Toni Erdmann feels like a significant step along the filmmaking path from Ade’s previous directorial effort, Everyone Else, some seven years back in 2009. That earlier feature also explored relationship dynamics but in the framework of a romantic drama where a couple find their relationship under pressure. Between the two films, you start to recognise the filmmaker’s ongoing interest in actor physicality: the camera zeroing in on the way a person dances or moves from place to place, the way they slouch down on a bed or lounge chair, but Toni Erdmann feels like a freer film from a director who's trusting their instincts in a grander way, and it works. One can only surmise that the intervening years spent co-producing the films of contemporary Portuguese maestro Miguel Gomes (Ade worked on Gomes’s Tabu and the Arabian Nights trilogy as well as his documentary short Redemption) has had an impact on her work, too: one obvious parallel would be the socio-political aspect of Toni Erdmann, something central to Gomes’s cinematic output. In Toni Erdmann, Ade explores the impacts of global business on poorer countries. It is not by chance that Ines works in Romania. The camera and characters roam casually about both the developed and less developed parts of the city and surrounding countryside, and there's a shot where Ines, attempting to relieve some stress, goes out onto an office building balcony and ends up staring into the backyard of a slum-like tenement building. It turns out her firm is consulting on behalf of a multinational company involved in a local oil drilling project and are looking into the possibility of outsourcing labour to cut costs. It's not difficult to see the local human cost of that business decision inhabiting the margins of many scenes.

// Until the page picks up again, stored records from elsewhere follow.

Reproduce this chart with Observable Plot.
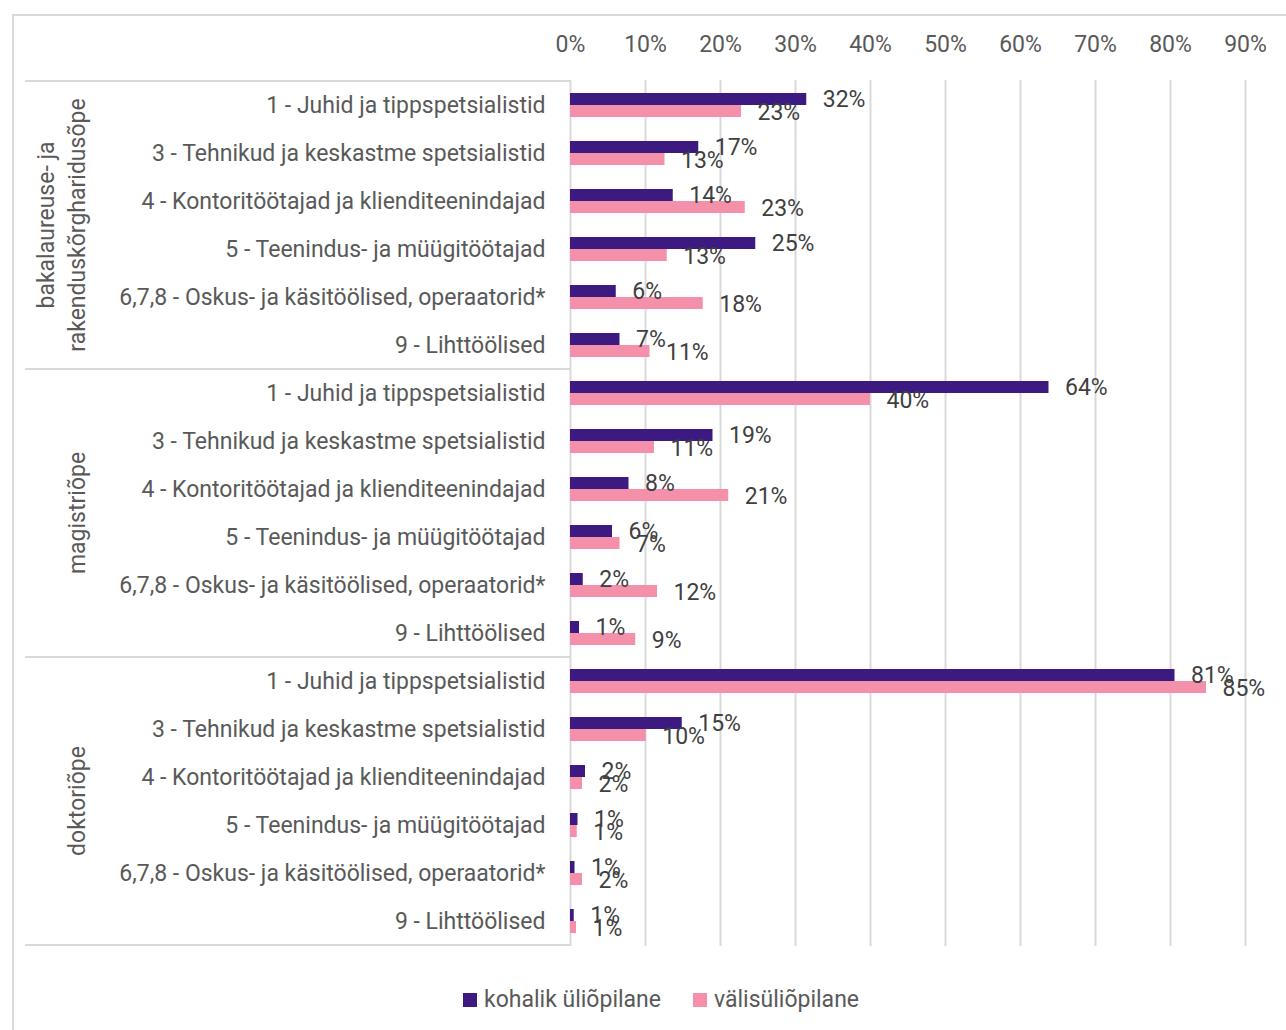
<!DOCTYPE html>
<html>
<head>
<meta charset="utf-8">
<script src="https://cdn.jsdelivr.net/npm/d3@7"></script>
<script src="https://cdn.jsdelivr.net/npm/@observablehq/plot@0.6"></script>
<style>
  html, body { margin: 0; padding: 0; background: #fff; }
  body { width: 1286px; height: 1030px; position: relative; overflow: hidden; font-family: Roboto, sans-serif; }
  #frame { position: absolute; left: 12px; top: 14px; width: 1300px; height: 1040px; border-left: 2px solid #d9d9d9; border-top: 2px solid #d9d9d9; box-sizing: border-box; }
  #chart { position: absolute; left: 0; top: 0; }
  #legend { position: absolute; top: 986px; left: 463px; display: flex; align-items: center; font-size: 23px; color: #595959; font-family: Roboto, sans-serif; }
  #legend .sw { width: 14px; height: 14px; display: inline-block; margin-right: 7px; }
  #legend .item { display: flex; align-items: center; margin-right: 32px; }
</style>
</head>
<body>
<div id="frame"></div>
<div id="chart"></div>
<div id="legend"></div>
<script>
// ---- data (percent) ----
const groups = ["bakalaureuse- ja rakenduskõrgharidusõpe", "magistriõpe", "doktoriõpe"];
const groupLines = [["bakalaureuse- ja", "rakenduskõrgharidusõpe"], ["magistriõpe"], ["doktoriõpe"]];
const categories = [
  "1 - Juhid ja tippspetsialistid",
  "3 - Tehnikud ja keskastme spetsialistid",
  "4 - Kontoritöötajad ja klienditeenindajad",
  "5 - Teenindus- ja müügitöötajad",
  "6,7,8 - Oskus- ja käsitöölised, operaatorid*",
  "9 - Lihttöölised"
];
const seriesNames = ["kohalik üliõpilane", "välisüliõpilane"];
const kohalikBak = [31.5, 17.1, 13.7, 24.7, 6.1, 6.6];
const kohalikMag = [63.8, 19.0, 7.8, 5.6, 1.7, 1.2];
const kohalikDok = [80.6, 14.9, 2.0, 1.0, 0.6, 0.5];
const valisBak = [22.8, 12.6, 23.3, 12.9, 17.7, 10.6];
const valisMag = [40.0, 11.2, 21.1, 6.6, 11.6, 8.7];
const valisDok = [84.8, 10.1, 1.6, 0.9, 1.6, 0.8];
const xTicks = [0, 10, 20, 30, 40, 50, 60, 70, 80, 90];

const colors = ["#3d1a82", "#f590aa"];
const kohalik = [kohalikBak, kohalikMag, kohalikDok];
const valis = [valisBak, valisMag, valisDok];

const rows = [];
groups.forEach((g, gi) => {
  categories.forEach((c, ci) => {
    rows.push({key: g + "|" + c, group: g, category: c, kohalik: kohalik[gi][ci], valis: valis[gi][ci]});
  });
});
const keys = rows.map(r => r.key);
const fmt = v => Math.round(v) + "%";

const plot = Plot.plot({
  width: 1286,
  height: 960,
  marginLeft: 570,
  marginRight: 41,
  marginTop: 80,
  marginBottom: 14,
  style: {fontFamily: "Roboto, sans-serif", fontSize: "23px", color: "#595959", background: "transparent", overflow: "visible"},
  x: {domain: [0, 90], axis: null},
  y: {domain: keys, padding: 0, axis: null},
  marks: [
    Plot.ruleX(xTicks, {x: d => d, stroke: "#d9d9d9", strokeWidth: 2}),
    Plot.axisX(xTicks, {anchor: "top", tickSize: 0, tickPadding: 29, tickFormat: d => d + "%", fontSize: 23, fill: "#595959", label: null}),
    Plot.axisY({anchor: "left", tickSize: 0, tickPadding: 25, tickFormat: k => k.split("|")[1], fontSize: 23, fill: "#595959", label: null}),
    Plot.barX(rows, {y: "key", x: "kohalik", fill: colors[0], insetTop: 12, insetBottom: 24}),
    Plot.barX(rows, {y: "key", x: "valis", fill: colors[1], insetTop: 24, insetBottom: 12}),
    Plot.text(rows, {y: "key", x: "kohalik", text: d => fmt(d.kohalik), textAnchor: "start", dx: 16, dy: -6, fill: "#404040", fontSize: 23}),
    Plot.text(rows, {y: "key", x: "valis", text: d => fmt(d.valis), textAnchor: "start", dx: 16, dy: 7, fill: "#404040", fontSize: 23})
  ]
});
document.getElementById("chart").appendChild(plot);

// group separators and rotated group labels, positioned via the plot's y scale
const ys = plot.scale("y");
const bw = ys.bandwidth;
const svg = d3.select(plot);
const deco = svg.append("g");
const boundaries = groups.map((g, gi) => ys.apply(keys[gi * 6]));
boundaries.push(ys.apply(keys[keys.length - 1]) + bw);
boundaries.forEach(yv => {
  deco.append("line").attr("x1", 25).attr("x2", 570).attr("y1", yv).attr("y2", yv)
    .attr("stroke", "#d9d9d9").attr("stroke-width", 2);
});
groups.forEach((g, gi) => {
  const mid = ys.apply(keys[gi * 6]) + 3 * bw;
  const lines = groupLines[gi];
  lines.forEach((t, li) => {
    const xx = lines.length === 2 ? (li === 0 ? 46 : 77) : 77;
    deco.append("text")
      .attr("transform", `translate(${xx},${mid}) rotate(-90)`)
      .attr("text-anchor", "middle")
      .attr("dominant-baseline", "central")
      .attr("fill", "#595959")
      .attr("font-size", 23)
      .attr("font-family", "Roboto, sans-serif")
      .text(t);
  });
});

// legend
const legend = d3.select("#legend");
seriesNames.forEach((s, i) => {
  const it = legend.append("div").attr("class", "item");
  it.append("span").attr("class", "sw").style("background", colors[i]);
  it.append("span").text(s);
});
</script>
</body>
</html>
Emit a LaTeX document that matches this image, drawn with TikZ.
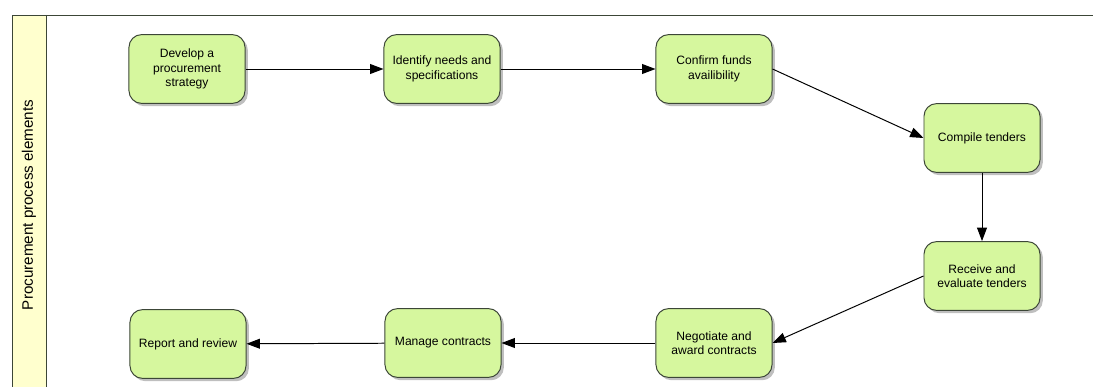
\documentclass[tikz,border=0pt]{standalone}
\usepackage{fontspec}
\setmainfont{Liberation Sans}
\usetikzlibrary{positioning,arrows.meta,shadows}
\definecolor{stepfill}{RGB}{214,247,158}
\definecolor{lanefill}{RGB}{255,255,206}
\definecolor{stepline}{RGB}{60,70,55}
\tikzset{
    stepbox/.style={draw=stepline, fill=stepfill, rounded corners=9pt, line width=0.7pt,
        minimum width=2.9cm, minimum height=1.72cm, align=center, inner sep=2pt,
        font=\fontsize{8.6}{10.2}\selectfont,
        drop shadow={shadow xshift=2pt, shadow yshift=-2pt, opacity=0.25, fill=black}},
    flow/.style={->, line width=0.7pt}
}
\begin{document}
\begin{tikzpicture}[>={Triangle[length=9.5pt,width=7pt]}, x=0.025cm, y=-0.025cm]
    \useasboundingbox (0,0) rectangle (1093,387);
    % lane
    \fill[lanefill] (12,15) rectangle (46,390);
    \draw[line width=0.7pt, stepline] (12,390) -- (12,15) -- (1093,15);
    \draw[line width=0.7pt, stepline] (46,15) -- (46,390);
    \node[rotate=90, font=\fontsize{10.8}{12}\selectfont] (lane) at (29,205) {Procurement process elements};

    % steps, top row
    \node[stepbox] (strategy) at (187,69) {Develop a\\procurement\\strategy};
    \node[stepbox] (needs) at (442,69) {Identify needs and\\specifications};
    \node[stepbox] (funds) at (714,69) {Confirm funds\\availibility};
    % right column
    \node[stepbox] (compile) at (982,138) {Compile tenders};
    \node[stepbox] (receive) at (982,276) {Receive and\\evaluate tenders};
    % bottom row
    \node[stepbox] (negotiate) at (714,343) {Negotiate and\\award contracts};
    \node[stepbox] (manage) at (443,343) {Manage contracts};
    \node[stepbox] (report) at (188,344) {Report and review};

    \draw[flow] (strategy) -- (needs);
    \draw[flow] (needs) -- (funds);
    \draw[flow] (funds.east) -- (compile.west);
    \draw[flow] (compile) -- (receive);
    \draw[flow] (receive.west) -- (negotiate.east);
    \draw[flow] (negotiate) -- (manage);
    \draw[flow] (manage) -- (report);
\end{tikzpicture}
\end{document}
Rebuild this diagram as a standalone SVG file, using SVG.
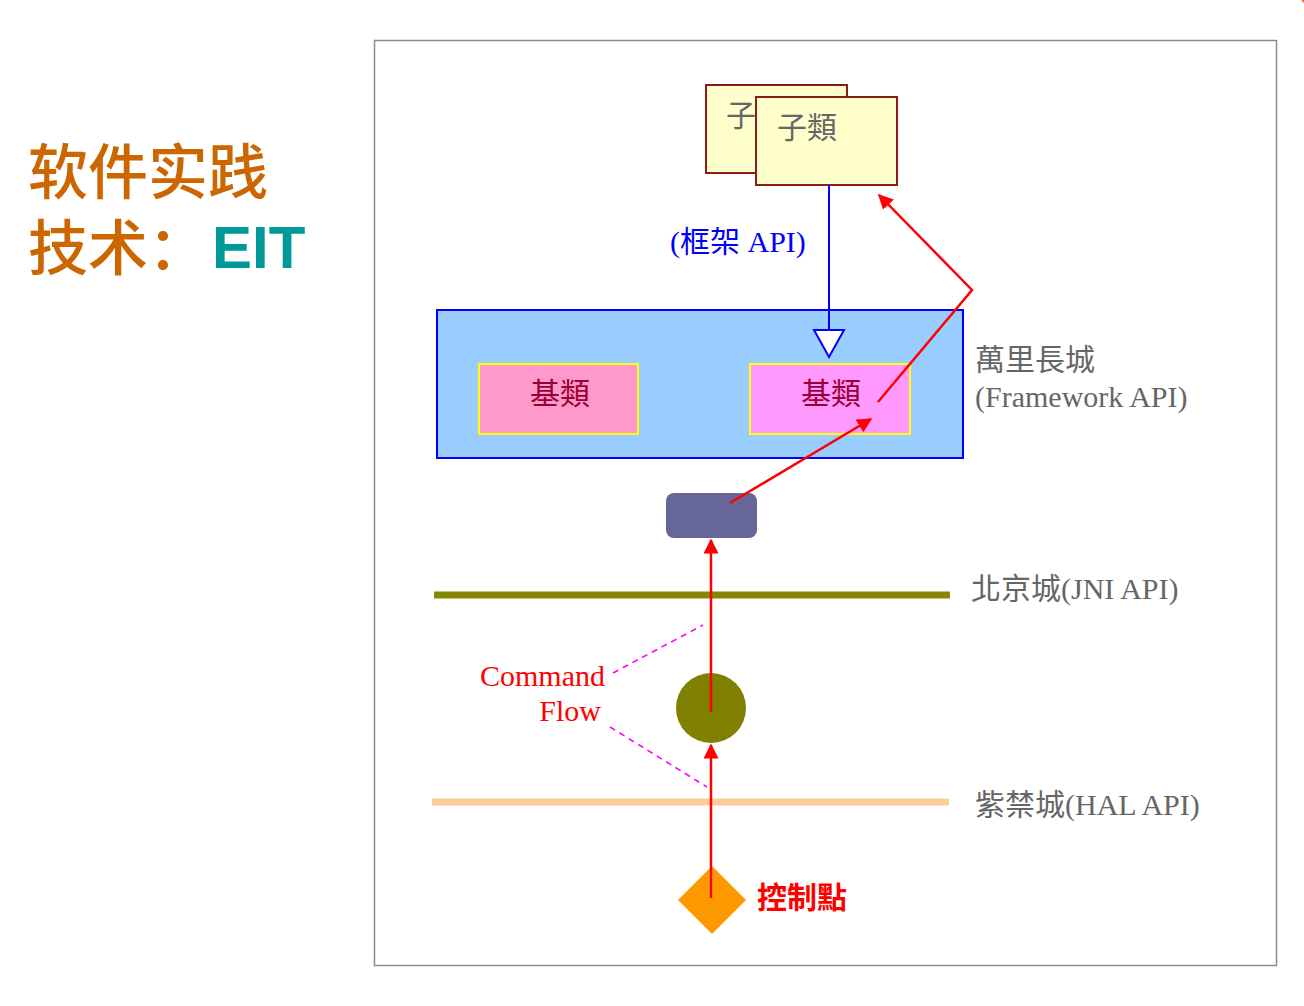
<svg xmlns="http://www.w3.org/2000/svg" width="1304" height="1006" viewBox="0 0 1304 1006">
<defs>
<style>
.serif{font-family:"Liberation Serif","Noto Sans CJK TC",serif;font-size:30px}
.gray{fill:#666666}
.card{fill:#FFFFCC;stroke:#8B1A1A;stroke-width:2}
.base{stroke:#FFFF00;stroke-width:2}
.basetext{fill:#990033;text-anchor:middle}
.red{stroke:#FF0000;stroke-width:2.5;fill:none}
.dash{stroke:#FF00FF;stroke-width:1.6;stroke-dasharray:6,5;fill:none}
.title{font-family:"Noto Sans CJK SC",sans-serif;font-size:60px;font-weight:500;fill:#CC6600}
</style>
<marker id="ahr" viewBox="0 0 10 10" refX="9" refY="5" markerWidth="6" markerHeight="6" orient="auto">
<path d="M0,0 L10,5 L0,10 z" fill="#FF0000"/>
</marker>
</defs>
<rect width="1304" height="1006" fill="#FFFFFF"/>
<circle cx="1322" cy="-14" r="25" fill="#F07232"/>
<g id="title">
<text class="title" x="28" y="194">软件实践</text>
<text class="title" x="28" y="270">技术：</text>
<text x="212" y="268" font-family="'Liberation Sans',Arial,sans-serif" font-weight="bold" fill="#009999" font-size="60">EIT</text>
</g>
<rect id="frame" x="374.5" y="40.5" width="902" height="925" fill="none" stroke="#8C8C8C" stroke-width="1.5"/>
<g id="subclass-back">
<rect class="card" x="706" y="85" width="141" height="88"/>
<text class="serif gray" x="726" y="126">子</text>
</g>
<g id="subclass-front">
<rect class="card" x="756" y="97" width="141" height="88"/>
<text class="serif gray" x="777" y="138">子類</text>
</g>
<g id="framework">
<rect x="437" y="310" width="526" height="148" fill="#99CCFF" stroke="#0000FF" stroke-width="2"/>
</g>
<g id="base-left">
<rect class="base" x="479" y="364" width="159" height="70" fill="#FF99CC"/>
<text class="serif basetext" x="560" y="404">基類</text>
</g>
<g id="base-right">
<rect class="base" x="750" y="364" width="160" height="70" fill="#FF99FF"/>
<text class="serif basetext" x="831" y="404">基類</text>
</g>
<g id="framework-label">
<text class="serif gray" x="975" y="370">萬里長城</text>
<text class="serif gray" x="975" y="407">(Framework API)</text>
</g>
<g id="native-box">
<rect x="666" y="493" width="91" height="45" rx="8" fill="#666699"/>
</g>
<g id="jni-line">
<line x1="434" y1="595" x2="950" y2="595" stroke="#868600" stroke-width="7"/>
<text class="serif gray" x="971" y="599">北京城(JNI API)</text>
</g>
<g id="hal-line">
<line x1="432" y1="802" x2="949" y2="802" stroke="#FFCC99" stroke-width="7"/>
<text class="serif gray" x="975" y="815">紫禁城(HAL API)</text>
</g>
<g id="hal-node">
<circle cx="711" cy="708" r="35" fill="#808000"/>
</g>
<g id="control-point">
<polygon points="712,866 746,900 712,934 678,900" fill="#FF9900"/>
<text x="757" y="908" font-family="'Noto Sans CJK TC',sans-serif" font-size="30" font-weight="bold" fill="#FF0000">控制點</text>
</g>
<g id="command-flow">
<text class="serif" x="605" y="686" fill="#FF0000" text-anchor="end">Command</text>
<text class="serif" x="601" y="721" fill="#FF0000" text-anchor="end">Flow</text>
</g>
<g id="connectors">
<line x1="829" y1="185" x2="829" y2="330" stroke="#0000FF" stroke-width="2"/>
<polygon points="814,330 844,330 829,357" fill="#FFFFFF" stroke="#0000FF" stroke-width="2"/>
<text class="serif" x="670" y="252" fill="#0000FF">(框架 API)</text>
<polyline class="red" points="878,402 972,290 879,195" marker-end="url(#ahr)"/>
<line class="red" x1="730" y1="503" x2="871" y2="419" marker-end="url(#ahr)"/>
<line class="red" x1="711" y1="712" x2="711" y2="540" marker-end="url(#ahr)"/>
<line class="red" x1="711" y1="898" x2="711" y2="745" marker-end="url(#ahr)"/>
<line class="dash" x1="613" y1="673" x2="703" y2="625"/>
<line class="dash" x1="610" y1="727" x2="707" y2="787"/>
</g>
</svg>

Though these wider ideas are approached both directly and indirectly in the narrative, it's never with a heavy hand. Ade proves adept at subtly weaving an array of more serious thematic threads around a strong comedic core. And the comedy keeps coming — though at times with a bitter edge, like when Toni, now in the meta-role-within-role of energy logistics consultant, jokes his way through a local oil drilling operation leading to unintended negative consequences for some workers and ending in an unexpected toilet stop. It's also worth mentioning that these thematic ventures never come at the cost of the film’s central exploration of Ines and her father's relationship, and Ade eventually brings things to satisfyingly untidy close. Father and daughter are to some degree reunited, but we accept that — as in our own lives — not all families will be dining together every other week, and that’s okay, so long as we can connect meaningfully when it counts.